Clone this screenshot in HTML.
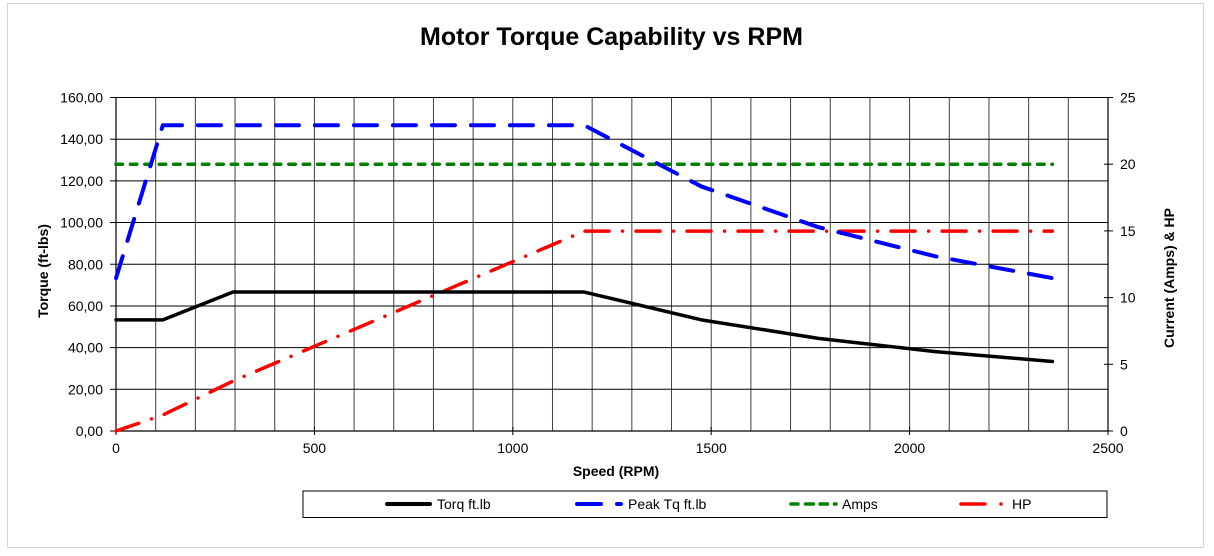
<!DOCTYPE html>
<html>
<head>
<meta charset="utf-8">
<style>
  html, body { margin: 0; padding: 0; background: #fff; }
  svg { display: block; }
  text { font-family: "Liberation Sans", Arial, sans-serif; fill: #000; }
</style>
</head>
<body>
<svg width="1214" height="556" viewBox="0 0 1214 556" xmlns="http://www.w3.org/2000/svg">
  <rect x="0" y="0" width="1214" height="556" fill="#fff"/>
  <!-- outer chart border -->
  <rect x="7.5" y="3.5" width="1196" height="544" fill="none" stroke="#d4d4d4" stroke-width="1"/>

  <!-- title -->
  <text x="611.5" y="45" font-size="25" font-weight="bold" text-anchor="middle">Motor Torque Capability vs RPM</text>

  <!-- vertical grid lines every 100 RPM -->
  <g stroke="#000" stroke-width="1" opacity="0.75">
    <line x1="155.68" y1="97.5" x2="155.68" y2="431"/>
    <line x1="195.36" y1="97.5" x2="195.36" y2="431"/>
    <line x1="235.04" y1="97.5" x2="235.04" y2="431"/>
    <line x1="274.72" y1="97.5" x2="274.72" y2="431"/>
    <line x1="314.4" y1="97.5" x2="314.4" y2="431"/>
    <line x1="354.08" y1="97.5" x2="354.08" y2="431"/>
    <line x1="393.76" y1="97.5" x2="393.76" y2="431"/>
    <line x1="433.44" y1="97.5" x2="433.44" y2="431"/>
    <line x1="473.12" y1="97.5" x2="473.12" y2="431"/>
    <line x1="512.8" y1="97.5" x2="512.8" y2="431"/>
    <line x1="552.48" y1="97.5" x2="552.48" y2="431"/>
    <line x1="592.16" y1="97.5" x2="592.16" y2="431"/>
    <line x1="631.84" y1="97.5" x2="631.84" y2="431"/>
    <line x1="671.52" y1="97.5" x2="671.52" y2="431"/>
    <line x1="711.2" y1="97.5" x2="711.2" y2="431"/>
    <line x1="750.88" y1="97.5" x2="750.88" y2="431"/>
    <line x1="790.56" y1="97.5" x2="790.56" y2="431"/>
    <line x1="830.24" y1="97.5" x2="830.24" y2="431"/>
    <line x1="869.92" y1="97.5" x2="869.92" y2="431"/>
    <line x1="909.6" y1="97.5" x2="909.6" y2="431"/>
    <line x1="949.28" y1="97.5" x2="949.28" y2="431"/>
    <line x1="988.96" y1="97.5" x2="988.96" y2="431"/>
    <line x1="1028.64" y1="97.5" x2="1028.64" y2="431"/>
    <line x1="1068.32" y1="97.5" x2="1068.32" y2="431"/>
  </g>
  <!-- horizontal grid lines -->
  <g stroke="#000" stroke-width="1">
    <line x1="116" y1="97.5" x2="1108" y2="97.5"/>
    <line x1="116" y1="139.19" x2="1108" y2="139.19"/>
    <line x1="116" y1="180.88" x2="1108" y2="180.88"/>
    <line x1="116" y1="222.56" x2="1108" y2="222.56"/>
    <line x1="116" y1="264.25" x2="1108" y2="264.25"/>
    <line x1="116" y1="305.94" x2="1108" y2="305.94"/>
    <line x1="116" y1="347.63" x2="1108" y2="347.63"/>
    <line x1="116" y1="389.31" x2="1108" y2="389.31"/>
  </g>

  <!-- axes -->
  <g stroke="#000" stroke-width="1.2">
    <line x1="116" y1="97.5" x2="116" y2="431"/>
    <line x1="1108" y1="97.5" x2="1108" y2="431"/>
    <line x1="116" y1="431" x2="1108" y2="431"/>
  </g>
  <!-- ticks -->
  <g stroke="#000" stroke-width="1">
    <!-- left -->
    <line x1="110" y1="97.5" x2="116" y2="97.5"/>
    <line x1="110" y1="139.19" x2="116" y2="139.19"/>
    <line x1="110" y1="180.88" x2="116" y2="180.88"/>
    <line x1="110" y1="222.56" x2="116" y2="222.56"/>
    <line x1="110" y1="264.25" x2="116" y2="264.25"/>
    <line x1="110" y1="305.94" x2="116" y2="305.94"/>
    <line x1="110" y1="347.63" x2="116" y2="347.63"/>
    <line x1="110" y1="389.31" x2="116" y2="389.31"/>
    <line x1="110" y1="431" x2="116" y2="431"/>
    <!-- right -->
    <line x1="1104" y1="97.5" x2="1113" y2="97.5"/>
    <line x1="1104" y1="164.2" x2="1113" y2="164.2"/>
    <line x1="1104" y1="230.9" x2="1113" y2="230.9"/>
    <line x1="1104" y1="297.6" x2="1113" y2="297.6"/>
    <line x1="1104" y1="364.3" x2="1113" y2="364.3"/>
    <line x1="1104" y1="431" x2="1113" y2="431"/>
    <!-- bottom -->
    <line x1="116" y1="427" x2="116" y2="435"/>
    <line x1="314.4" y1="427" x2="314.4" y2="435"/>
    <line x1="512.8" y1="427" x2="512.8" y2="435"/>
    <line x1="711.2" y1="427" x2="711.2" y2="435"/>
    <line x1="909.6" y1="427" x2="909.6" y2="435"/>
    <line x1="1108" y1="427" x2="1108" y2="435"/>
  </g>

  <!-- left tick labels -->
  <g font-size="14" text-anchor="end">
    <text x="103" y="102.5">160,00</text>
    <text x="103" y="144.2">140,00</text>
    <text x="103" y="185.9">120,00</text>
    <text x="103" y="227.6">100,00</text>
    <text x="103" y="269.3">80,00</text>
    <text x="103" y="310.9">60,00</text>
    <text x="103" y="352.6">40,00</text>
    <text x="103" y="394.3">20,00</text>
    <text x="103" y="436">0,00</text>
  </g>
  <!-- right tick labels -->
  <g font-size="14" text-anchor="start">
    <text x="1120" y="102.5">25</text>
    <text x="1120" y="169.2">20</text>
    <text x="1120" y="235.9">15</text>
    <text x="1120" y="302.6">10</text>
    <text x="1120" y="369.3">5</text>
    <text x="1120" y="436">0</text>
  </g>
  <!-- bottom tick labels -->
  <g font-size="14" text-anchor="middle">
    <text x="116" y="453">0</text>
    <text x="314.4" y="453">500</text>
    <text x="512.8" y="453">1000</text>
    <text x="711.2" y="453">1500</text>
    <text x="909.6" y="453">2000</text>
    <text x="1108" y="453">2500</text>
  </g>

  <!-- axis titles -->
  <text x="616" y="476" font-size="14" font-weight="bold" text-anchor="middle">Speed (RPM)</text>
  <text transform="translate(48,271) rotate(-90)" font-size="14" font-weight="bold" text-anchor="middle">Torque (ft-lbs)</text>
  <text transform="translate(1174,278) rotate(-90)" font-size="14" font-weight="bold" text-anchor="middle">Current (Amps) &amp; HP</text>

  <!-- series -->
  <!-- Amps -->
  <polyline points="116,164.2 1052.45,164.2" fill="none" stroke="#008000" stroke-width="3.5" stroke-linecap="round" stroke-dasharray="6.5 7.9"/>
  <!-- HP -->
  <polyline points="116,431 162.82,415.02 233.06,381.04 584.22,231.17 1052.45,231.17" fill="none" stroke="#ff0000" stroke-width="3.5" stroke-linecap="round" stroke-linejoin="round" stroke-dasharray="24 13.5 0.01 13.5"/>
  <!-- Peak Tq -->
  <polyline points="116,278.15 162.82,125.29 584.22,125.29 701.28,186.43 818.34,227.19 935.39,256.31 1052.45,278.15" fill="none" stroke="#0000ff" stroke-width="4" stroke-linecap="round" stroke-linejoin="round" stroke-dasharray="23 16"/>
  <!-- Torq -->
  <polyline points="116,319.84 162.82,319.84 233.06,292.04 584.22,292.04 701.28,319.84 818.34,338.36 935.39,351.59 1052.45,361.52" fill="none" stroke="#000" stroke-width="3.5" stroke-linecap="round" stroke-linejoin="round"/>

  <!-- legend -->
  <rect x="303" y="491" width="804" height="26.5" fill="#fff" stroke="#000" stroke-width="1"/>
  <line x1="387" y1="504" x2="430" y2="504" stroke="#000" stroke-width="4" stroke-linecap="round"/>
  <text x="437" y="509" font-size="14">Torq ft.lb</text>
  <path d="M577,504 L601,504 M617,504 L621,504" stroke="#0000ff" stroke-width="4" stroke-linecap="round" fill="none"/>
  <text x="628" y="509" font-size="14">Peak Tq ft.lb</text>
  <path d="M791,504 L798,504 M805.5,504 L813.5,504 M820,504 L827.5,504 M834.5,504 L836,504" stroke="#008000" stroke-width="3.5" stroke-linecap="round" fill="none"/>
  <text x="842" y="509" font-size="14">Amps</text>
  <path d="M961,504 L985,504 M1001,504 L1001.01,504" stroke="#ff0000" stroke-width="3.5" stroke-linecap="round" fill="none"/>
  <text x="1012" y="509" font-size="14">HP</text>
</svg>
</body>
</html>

────────────────

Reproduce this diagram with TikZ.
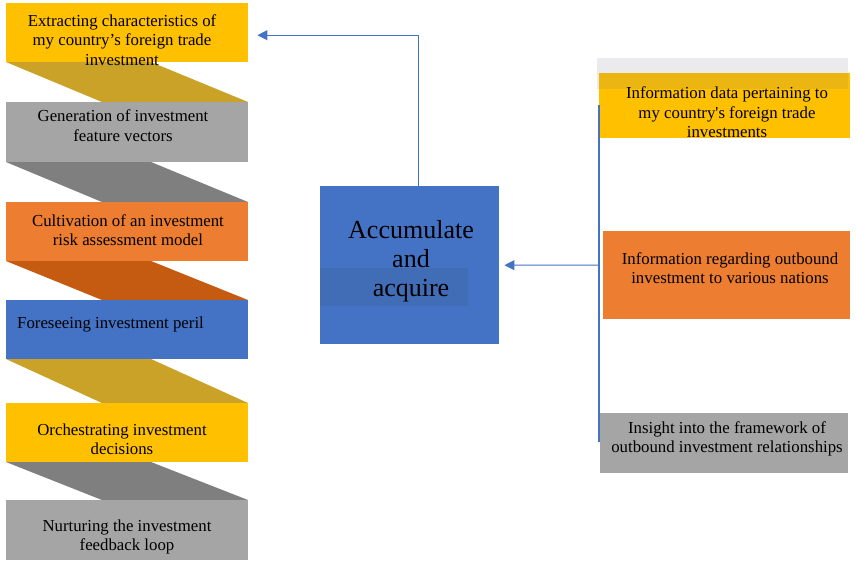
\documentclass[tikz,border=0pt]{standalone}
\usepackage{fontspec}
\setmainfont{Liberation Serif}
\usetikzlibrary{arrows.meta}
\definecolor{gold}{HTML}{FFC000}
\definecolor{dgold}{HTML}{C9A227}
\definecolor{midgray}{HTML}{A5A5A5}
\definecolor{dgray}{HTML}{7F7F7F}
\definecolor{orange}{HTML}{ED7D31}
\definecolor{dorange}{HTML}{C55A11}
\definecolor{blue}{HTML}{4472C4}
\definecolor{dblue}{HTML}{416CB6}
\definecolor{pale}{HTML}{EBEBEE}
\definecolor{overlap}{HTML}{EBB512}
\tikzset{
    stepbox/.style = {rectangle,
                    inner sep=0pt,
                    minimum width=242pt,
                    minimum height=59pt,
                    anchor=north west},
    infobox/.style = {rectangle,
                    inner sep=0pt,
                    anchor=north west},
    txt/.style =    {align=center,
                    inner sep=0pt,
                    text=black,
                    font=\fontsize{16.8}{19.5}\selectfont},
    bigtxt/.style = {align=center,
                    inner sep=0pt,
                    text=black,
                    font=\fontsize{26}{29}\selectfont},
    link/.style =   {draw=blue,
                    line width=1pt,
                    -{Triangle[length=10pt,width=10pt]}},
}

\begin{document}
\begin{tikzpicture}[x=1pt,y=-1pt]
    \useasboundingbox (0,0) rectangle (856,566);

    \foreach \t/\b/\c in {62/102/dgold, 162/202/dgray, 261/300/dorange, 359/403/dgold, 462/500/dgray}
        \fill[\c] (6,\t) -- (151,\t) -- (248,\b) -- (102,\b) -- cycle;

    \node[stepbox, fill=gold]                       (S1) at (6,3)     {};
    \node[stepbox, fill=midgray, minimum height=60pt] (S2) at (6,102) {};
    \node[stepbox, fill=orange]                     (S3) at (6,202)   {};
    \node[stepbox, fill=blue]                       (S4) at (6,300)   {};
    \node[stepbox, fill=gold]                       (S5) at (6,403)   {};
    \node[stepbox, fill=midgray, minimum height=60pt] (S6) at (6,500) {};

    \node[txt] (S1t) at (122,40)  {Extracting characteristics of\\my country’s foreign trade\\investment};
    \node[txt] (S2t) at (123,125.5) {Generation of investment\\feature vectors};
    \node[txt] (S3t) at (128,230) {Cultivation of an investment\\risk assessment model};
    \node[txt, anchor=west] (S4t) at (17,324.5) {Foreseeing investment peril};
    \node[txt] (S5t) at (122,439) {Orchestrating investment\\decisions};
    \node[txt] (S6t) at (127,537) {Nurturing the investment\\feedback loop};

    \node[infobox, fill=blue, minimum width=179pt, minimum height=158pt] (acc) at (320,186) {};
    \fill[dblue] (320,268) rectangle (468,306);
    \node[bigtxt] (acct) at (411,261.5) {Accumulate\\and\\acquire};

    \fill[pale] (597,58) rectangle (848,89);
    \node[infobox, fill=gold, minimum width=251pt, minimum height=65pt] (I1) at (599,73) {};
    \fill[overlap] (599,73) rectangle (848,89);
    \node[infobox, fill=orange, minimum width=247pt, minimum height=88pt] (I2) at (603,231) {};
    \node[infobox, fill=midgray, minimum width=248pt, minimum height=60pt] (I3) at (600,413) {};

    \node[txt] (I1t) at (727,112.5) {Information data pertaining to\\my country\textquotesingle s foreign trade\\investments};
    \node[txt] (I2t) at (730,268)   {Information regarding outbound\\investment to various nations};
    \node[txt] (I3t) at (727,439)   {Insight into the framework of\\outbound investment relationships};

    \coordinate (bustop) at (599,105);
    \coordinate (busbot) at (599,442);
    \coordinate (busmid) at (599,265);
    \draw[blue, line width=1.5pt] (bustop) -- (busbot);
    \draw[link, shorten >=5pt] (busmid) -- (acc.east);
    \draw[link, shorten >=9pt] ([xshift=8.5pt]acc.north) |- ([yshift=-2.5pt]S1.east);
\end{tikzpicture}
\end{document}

────────────────

GOAL:
Above are some records. Reproduce the lines from the one with "Reproduce this diagram with TikZ." down to the one with "(0,0) rectangle (856,566);", keeping both, and leave every picture out.

FINAL ANSWER:
Reproduce this diagram with TikZ.
\documentclass[tikz,border=0pt]{standalone}
\usepackage{fontspec}
\setmainfont{Liberation Serif}
\usetikzlibrary{arrows.meta}
\definecolor{gold}{HTML}{FFC000}
\definecolor{dgold}{HTML}{C9A227}
\definecolor{midgray}{HTML}{A5A5A5}
\definecolor{dgray}{HTML}{7F7F7F}
\definecolor{orange}{HTML}{ED7D31}
\definecolor{dorange}{HTML}{C55A11}
\definecolor{blue}{HTML}{4472C4}
\definecolor{dblue}{HTML}{416CB6}
\definecolor{pale}{HTML}{EBEBEE}
\definecolor{overlap}{HTML}{EBB512}
\tikzset{
    stepbox/.style = {rectangle,
                    inner sep=0pt,
                    minimum width=242pt,
                    minimum height=59pt,
                    anchor=north west},
    infobox/.style = {rectangle,
                    inner sep=0pt,
                    anchor=north west},
    txt/.style =    {align=center,
                    inner sep=0pt,
                    text=black,
                    font=\fontsize{16.8}{19.5}\selectfont},
    bigtxt/.style = {align=center,
                    inner sep=0pt,
                    text=black,
                    font=\fontsize{26}{29}\selectfont},
    link/.style =   {draw=blue,
                    line width=1pt,
                    -{Triangle[length=10pt,width=10pt]}},
}

\begin{document}
\begin{tikzpicture}[x=1pt,y=-1pt]
    \useasboundingbox (0,0) rectangle (856,566);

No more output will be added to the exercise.